Considering that the "Latin America and the Caribbean without Hunger 2025" initiative is at an advanced stage of formulation and preparation for its implementation, that it is supported by the Director-General of FAO and that there is interest on the part of third party countries in providing the initial resources for its financing;
Considering the interest and benefits of examining, aligning or integrating other initiatives existing at local, national and regional level and international cooperation, the Conference has asked that FAO, through its Regional Office for Latin America and the Caribbean, provide technical support to the establishment and functioning of two complementary and coordinated working bodies:
a) A Technical Committee to analyse initiatives against hunger and facilitate their convergence, open to the Member Nations of FAO in Latin America and the Caribbean, which will meet in July 2006 in Caracas, Bolivarian Republic of Venezuela.
b) A Working Group which will initially meet in Guatemala, composed in principle of two (2) representatives of the Caribbean countries, two (2) of Central America and four (4) of South America, chosen from among the members of the Technical Committee, to undertake the possible convergence and integration of the projects previously identified by the Committee.
In the exercise of its support to the work of the Technical Committee and the Working Group, the FAO Regional Office in Santiago will periodically report on progress made to the Permanent Representatives of the countries of Latin America and the Caribbean accredited to FAO (GRULAC) and to the Committee on World Food Security.
The Conference recommends that the Committee on World Food Security include the follow-up of this proposal as a standing item on its agenda.
The Bolivarian Republic of Venezuela, in the search for concrete agreements that will consolidate the important conceptual definitions of our declarations and in the face of the present situation of exclusion, poverty and hunger that affects the world and especially our region, proposes:
a) To promote the incorporation within our models of exchange, mechanisms that will ensure the creation of new relations of production and integration that are socially-oriented and human. These will help lay the ground for the construction of a food security system for Latin America and the Caribbean which, in its initial stage, could comprise two phases. The first would involve the raising of solidarity-based cooperation through assistance in the form of goods and services to our countries in which there is greater exclusion and poverty, these being preferably acquired from family farming in order to promote development. The second would involve the establishment of interlocking Integrated Rural Development projects and their coordination through a conjugation of networks between State agencies and social movements, always within the framework of respect of unity within diversity and the laws of each country.

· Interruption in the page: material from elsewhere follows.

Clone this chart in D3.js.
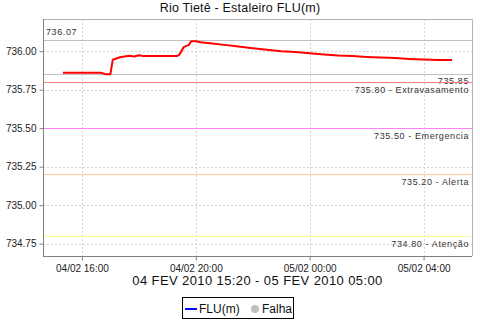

b) To study the adoption of coordinated Integrated Rural Development projects that are interdisciplinary, participatory, inclusive and sustainable, and that include innovative, socially-oriented and liberating financial mechanisms. These would develop the following components, among others: systems of production, improvement of local economies and associative mechanisms of community participation and organization, all directed towards the concrete realization of Territorial Areas of Local Integrated Development.
c) To examine and integrate potentially compatible existing initiatives to address the problems of hunger in the region, such as "Latin America and the Caribbean without Hunger 2025" and other contributions from multilateral organizations, in order to ensure the interlinkage, complementarity, solidarity and self-determination of our peoples, avoiding the overlapping of programmes for Integrated Rural Development and Food Security; hence the importance of integrating this initiative in perfect symbiosis as a rapid means of addressing the challenges that we always evoked at international meetings, the latest being the Twenty-ninth FAO Regional Conference.
d) To establish a Technical Committee made up of a representative of each country participating at this Twenty-ninth FAO Regional Conference for Latin America and the Caribbean, and a Working Group responsible for presenting a detailed proposal for the functioning of the Committee and for a socially-oriented voluntary Fund of Nutritional Agricultural Goods that will be gradually built up to deal with emerging situations. To achieve this objective, the delegations will enter into consultations with their respective governments over this initiative. To this end, the Bolivarian Republic of Venezuela proposes to hold the First Meeting of the Technical Committee in July 2006.
e) To employ as the basis of this initiative in the Technical Committee the document that will be presented by the Bolivarian Republic of Venezuela entitled "Proposal for Cooperation on Rural Development and Food Security".